Giselle (Deane, Fracci, Jude, Mc Kenzie), Swan Lake (Nurejev, Mc Kenzie, Dowell, Jude), Cinderella (Corder, Stevenson), Romeo and Juliet (Nurejev, Mac Millan, Jude), The Nutcracker (Stevenson, Holmes, Mc Kenzie, Amodio, Deane), La Bayadère (Makarova), Études (Lander), Onegin (Cranko), Gaîté Parisienne (Franklin), Les Patineurs (Ashton), Variation for Four (Dolin), The Sleeping Beauty (Hynd, Mac Millan, Wright), Raymonda (Gacio), Don Quijote (Mc Kenzie), Le Corsaire (Holmes, Khomyakov).

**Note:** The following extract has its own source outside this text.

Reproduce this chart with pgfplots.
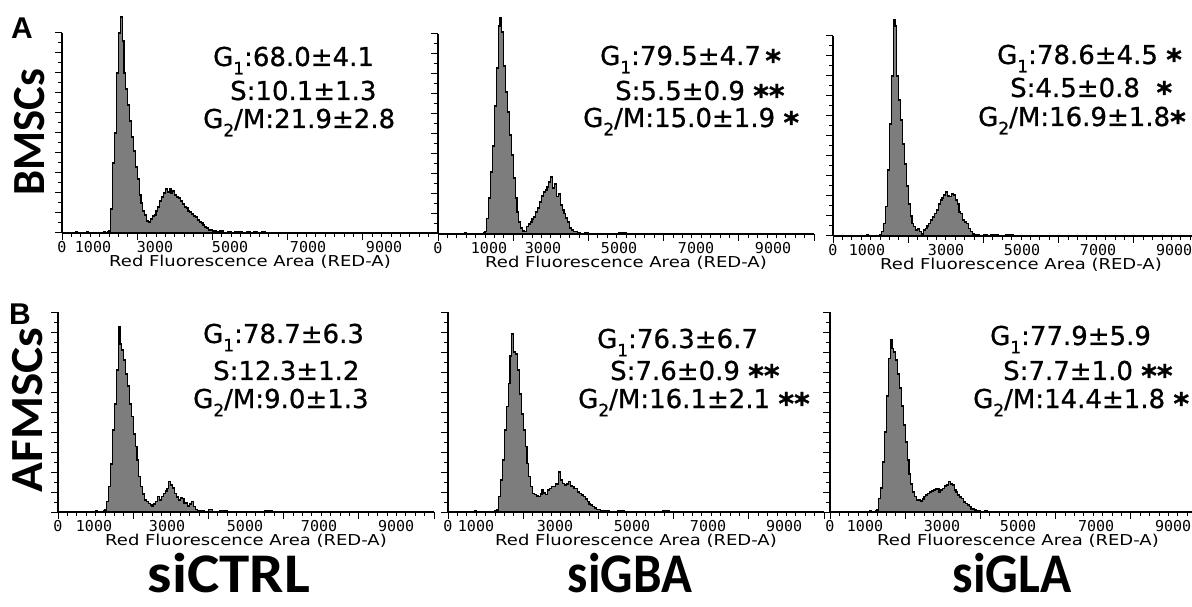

== Neoclassical, Modern and Contemporary dance ==
He was also leading in many roles of neoclassical, modern and contemporary dance repertoire:

Tcajkovsky pas de deux, Square Dance, Who Cares?, The Four Temperaments, Divertissement 15' (Balanchine), Sinfonia (Kylian), Spring and Fall (Neumaier), Gong (Morris), Black Tuesday (Taylor), Known by heart, Push come to shove, Brahms Haydn Variation (T.Tharp), L`Arlesienne (R. Petit), In the Middle, Slingerland pas de deux (W.Forsythe), Symphonic Dance (M. Bigonzetti), Disposition (J.Selya), Homage a' Miles Davis (Miriam Naisy), Te vojo bene assaje, Franca Florio, regina di Palermo (L. Cannito), La Sonnambula (L. Cannito), I have a dream (L. Cannito e M. Merola), The Roman Spring of Mrs Stone (L. Bouy), Bacco e Arianna (F.Franzutti), I due gentiluomini di Verona, David and Apollo e Dafne (S. Giannetti), La Lacrimosa (C. Tanesini), Viderunt Omnes (L. Martorana), Dibbuk, Dream about Japan (A. Ratmansky), Morte di un innocente, Spartacus, Amadeus Mozart, Alles Walzer, Thais (R. Zanella), Aida e Macbeth (G. Iancu) Sahara, Bolero (W. Matteini), Narciso (G.Garofoli), Ave Maria, Sogno (K.Cellini).

== Prizes ==
He was the recipient of Premio Positano in 1997 and 2002, Premio Caserta 1999, Premio Gino Tani, as well as Premio Danza and Danza as Best Dancers in 2002, he danced at Gala' of Dance at Cannes's Festival, with Etoiles of Ballet 2000, as one of Dancers of 2004 and he was the recipient of Premio Anita Bucchi as best male dancer 2005/2006, Premio Asti Danza 2007, International Prize Apulia Arte 2008 and Prize MozArt Box 2008, Prize Gold Ginstra 2010 and received the first Prize Ugo Dell'Ara 2010, which took place in Palermo.